| Exercise description |
Pull out every line with the word "this" from the entries below.

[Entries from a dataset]
>>>>>
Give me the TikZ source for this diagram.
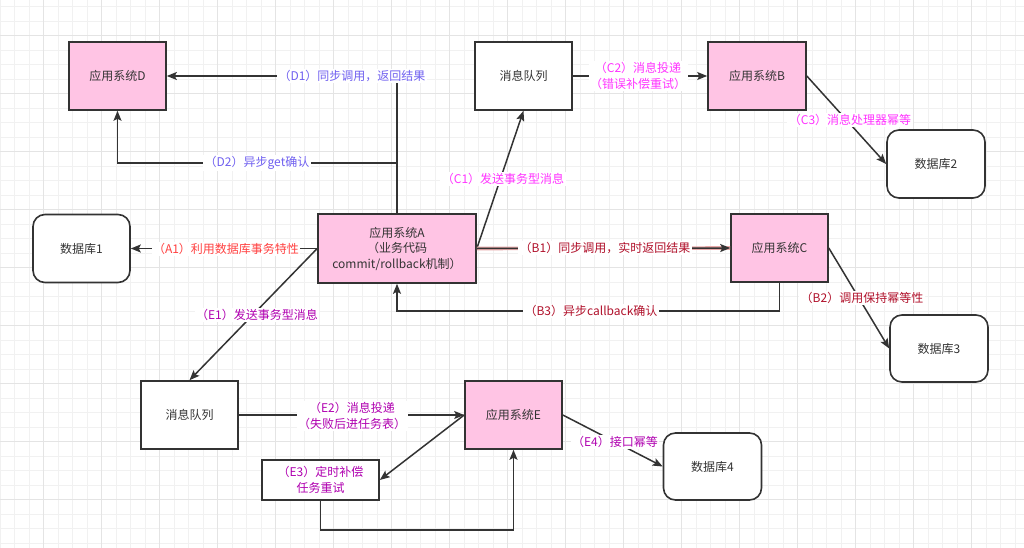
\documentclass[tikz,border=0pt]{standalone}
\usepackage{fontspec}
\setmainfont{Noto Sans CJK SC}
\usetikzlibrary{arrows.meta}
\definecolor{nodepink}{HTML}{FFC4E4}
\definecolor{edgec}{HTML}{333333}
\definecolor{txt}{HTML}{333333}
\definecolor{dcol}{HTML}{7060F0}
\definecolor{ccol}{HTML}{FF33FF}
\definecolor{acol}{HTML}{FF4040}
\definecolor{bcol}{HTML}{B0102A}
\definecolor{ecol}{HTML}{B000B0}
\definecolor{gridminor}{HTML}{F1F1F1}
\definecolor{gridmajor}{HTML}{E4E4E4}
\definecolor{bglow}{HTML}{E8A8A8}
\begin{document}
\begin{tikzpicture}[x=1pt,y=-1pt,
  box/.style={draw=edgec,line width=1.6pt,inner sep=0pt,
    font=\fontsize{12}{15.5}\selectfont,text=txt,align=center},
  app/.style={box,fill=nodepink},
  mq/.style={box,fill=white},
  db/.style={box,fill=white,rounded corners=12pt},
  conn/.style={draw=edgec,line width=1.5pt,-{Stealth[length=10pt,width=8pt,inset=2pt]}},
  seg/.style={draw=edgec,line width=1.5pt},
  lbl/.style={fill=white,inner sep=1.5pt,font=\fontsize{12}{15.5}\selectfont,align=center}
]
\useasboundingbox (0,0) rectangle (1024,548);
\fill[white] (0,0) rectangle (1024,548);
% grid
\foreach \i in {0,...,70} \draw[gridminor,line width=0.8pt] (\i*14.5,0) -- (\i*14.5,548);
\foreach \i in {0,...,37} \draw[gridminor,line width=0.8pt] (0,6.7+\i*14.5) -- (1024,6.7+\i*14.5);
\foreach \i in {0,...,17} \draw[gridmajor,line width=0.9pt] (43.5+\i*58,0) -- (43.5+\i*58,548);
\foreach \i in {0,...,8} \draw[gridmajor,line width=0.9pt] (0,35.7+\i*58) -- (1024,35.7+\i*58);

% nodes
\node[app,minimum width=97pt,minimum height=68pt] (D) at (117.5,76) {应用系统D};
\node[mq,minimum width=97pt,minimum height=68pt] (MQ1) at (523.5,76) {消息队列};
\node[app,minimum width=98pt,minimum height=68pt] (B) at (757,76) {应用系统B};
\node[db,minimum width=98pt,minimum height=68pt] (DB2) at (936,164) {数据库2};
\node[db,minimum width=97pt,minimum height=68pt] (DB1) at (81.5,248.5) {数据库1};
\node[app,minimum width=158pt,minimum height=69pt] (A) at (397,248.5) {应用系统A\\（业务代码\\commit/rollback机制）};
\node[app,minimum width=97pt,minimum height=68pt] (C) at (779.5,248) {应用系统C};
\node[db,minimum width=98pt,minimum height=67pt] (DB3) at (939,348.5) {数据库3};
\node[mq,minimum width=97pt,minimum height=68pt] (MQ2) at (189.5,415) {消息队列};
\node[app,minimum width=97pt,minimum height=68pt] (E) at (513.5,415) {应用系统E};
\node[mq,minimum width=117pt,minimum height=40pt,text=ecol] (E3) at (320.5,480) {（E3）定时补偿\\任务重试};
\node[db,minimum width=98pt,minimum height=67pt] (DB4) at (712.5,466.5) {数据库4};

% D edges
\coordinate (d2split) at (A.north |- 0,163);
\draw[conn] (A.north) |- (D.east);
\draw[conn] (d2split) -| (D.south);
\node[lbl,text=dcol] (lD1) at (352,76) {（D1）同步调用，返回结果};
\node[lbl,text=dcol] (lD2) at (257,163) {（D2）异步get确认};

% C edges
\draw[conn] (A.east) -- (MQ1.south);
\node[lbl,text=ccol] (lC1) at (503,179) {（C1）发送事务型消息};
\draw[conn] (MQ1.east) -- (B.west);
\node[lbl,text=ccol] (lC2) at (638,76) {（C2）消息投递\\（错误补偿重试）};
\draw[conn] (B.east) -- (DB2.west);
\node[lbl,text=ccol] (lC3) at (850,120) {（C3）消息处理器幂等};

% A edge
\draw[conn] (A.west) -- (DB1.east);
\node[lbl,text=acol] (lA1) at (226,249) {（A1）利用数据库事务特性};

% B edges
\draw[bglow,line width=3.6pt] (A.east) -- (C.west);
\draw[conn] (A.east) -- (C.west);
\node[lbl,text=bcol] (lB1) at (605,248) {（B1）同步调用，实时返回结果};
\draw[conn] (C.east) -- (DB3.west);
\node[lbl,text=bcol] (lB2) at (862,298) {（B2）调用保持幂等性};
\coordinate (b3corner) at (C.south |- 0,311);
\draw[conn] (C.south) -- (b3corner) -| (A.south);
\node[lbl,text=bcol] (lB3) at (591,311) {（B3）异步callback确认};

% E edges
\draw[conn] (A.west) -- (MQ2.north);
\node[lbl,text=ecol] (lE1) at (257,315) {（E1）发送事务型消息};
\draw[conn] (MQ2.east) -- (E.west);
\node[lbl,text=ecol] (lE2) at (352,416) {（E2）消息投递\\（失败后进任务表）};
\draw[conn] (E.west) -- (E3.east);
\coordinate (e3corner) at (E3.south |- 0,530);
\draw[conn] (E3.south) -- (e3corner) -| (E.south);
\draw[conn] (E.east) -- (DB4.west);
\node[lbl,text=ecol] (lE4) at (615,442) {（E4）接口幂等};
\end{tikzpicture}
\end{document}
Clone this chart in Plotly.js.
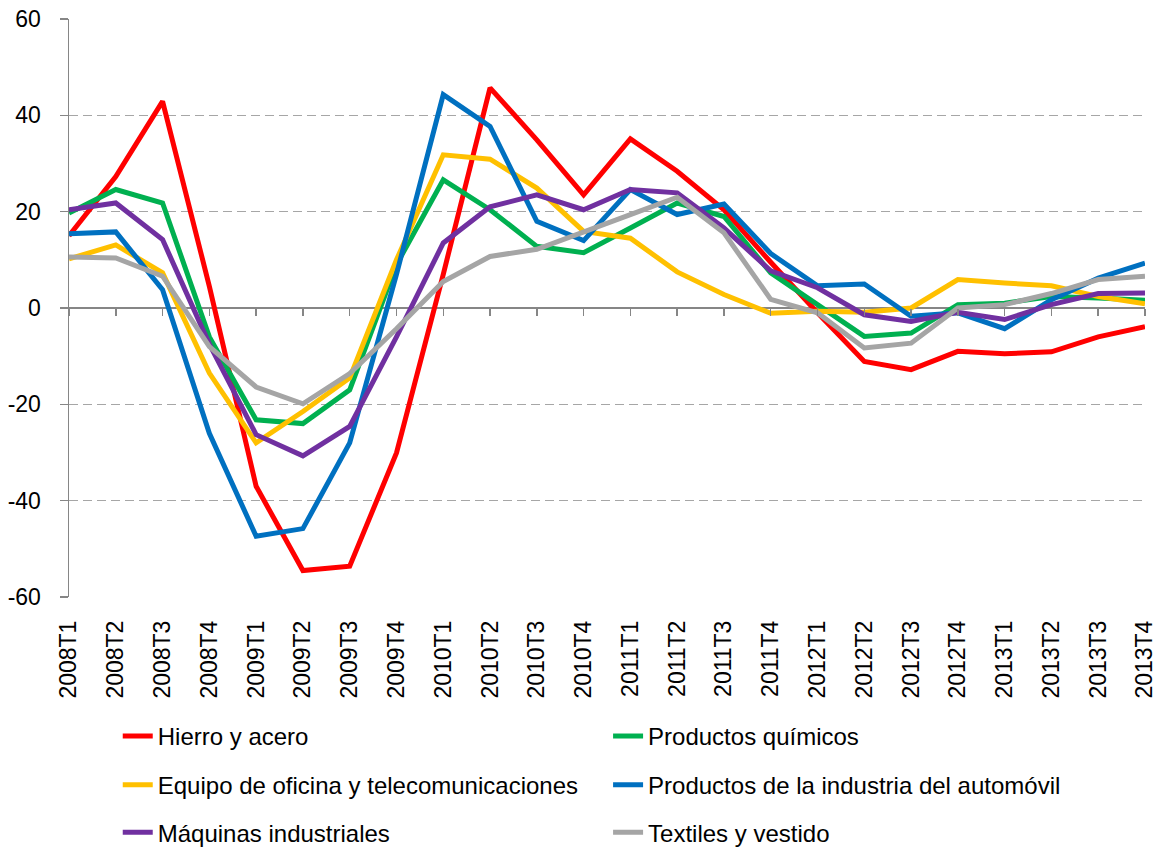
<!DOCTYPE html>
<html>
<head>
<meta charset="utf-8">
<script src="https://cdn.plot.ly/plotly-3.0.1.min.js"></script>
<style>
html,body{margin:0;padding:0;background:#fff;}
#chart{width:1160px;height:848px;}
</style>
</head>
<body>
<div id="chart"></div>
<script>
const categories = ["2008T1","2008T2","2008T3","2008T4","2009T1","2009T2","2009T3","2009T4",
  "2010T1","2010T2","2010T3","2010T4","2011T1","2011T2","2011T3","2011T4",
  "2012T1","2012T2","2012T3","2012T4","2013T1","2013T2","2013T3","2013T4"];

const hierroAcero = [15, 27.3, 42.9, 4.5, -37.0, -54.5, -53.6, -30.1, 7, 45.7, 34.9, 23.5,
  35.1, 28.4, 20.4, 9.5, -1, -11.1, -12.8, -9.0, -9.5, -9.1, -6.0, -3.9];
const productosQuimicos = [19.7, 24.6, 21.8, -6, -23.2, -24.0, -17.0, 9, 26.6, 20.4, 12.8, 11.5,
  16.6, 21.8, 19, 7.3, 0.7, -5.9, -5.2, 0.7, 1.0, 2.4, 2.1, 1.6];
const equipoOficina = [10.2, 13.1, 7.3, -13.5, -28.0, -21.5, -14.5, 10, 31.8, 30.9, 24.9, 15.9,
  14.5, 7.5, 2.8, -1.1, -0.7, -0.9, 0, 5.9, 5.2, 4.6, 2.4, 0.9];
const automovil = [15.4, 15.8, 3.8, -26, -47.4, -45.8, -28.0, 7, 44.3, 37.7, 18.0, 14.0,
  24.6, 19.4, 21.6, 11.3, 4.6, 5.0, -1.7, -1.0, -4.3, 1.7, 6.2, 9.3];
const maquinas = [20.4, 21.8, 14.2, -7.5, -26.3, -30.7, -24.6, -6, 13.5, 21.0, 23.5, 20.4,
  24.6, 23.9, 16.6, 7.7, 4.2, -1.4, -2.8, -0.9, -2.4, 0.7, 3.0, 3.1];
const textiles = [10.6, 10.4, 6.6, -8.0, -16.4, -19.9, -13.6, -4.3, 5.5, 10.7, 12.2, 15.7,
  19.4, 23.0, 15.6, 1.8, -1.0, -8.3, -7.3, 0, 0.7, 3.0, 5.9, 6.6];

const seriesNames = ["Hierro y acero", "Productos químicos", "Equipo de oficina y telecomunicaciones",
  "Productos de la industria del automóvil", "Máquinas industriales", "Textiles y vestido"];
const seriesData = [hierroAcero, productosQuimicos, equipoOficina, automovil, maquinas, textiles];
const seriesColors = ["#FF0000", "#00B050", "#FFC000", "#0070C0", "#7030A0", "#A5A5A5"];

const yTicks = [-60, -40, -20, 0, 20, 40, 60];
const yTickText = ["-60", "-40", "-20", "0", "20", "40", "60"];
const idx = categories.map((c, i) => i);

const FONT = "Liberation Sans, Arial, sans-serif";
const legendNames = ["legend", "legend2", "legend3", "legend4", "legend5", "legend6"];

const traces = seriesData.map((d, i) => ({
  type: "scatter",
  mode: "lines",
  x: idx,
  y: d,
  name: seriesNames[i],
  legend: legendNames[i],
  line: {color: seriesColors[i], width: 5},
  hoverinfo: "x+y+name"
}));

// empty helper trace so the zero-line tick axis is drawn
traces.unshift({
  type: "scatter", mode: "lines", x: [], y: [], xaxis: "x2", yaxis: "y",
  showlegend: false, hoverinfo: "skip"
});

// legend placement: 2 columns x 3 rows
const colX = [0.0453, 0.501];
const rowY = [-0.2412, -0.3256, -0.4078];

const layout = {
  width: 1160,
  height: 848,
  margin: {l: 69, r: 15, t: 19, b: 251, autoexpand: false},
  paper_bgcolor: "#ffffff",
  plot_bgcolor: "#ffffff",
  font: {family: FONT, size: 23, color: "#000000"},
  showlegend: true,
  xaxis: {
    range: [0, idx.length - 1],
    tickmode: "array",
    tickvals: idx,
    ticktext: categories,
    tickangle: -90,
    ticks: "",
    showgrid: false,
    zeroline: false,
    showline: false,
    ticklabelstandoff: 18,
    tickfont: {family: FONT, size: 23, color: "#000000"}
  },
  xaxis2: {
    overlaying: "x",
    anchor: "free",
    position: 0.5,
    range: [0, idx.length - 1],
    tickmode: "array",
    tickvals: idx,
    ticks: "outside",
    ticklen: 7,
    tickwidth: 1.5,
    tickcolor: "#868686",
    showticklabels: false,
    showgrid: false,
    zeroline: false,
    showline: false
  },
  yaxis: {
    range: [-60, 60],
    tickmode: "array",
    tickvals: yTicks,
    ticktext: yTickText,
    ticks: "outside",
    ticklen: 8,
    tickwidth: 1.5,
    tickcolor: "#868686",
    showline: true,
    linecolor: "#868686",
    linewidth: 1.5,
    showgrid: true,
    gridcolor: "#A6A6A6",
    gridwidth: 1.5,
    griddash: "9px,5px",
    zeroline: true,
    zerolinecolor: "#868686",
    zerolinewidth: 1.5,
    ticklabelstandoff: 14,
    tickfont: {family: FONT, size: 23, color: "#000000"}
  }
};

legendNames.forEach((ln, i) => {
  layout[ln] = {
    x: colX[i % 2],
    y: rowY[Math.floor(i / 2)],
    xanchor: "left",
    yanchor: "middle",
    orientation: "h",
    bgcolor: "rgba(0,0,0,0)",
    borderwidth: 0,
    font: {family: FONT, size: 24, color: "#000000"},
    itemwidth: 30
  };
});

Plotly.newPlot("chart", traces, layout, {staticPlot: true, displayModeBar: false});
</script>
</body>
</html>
<<<<<
| Output of the task |
Give me the TikZ source for this diagram.
Clone this chart in Plotly.js.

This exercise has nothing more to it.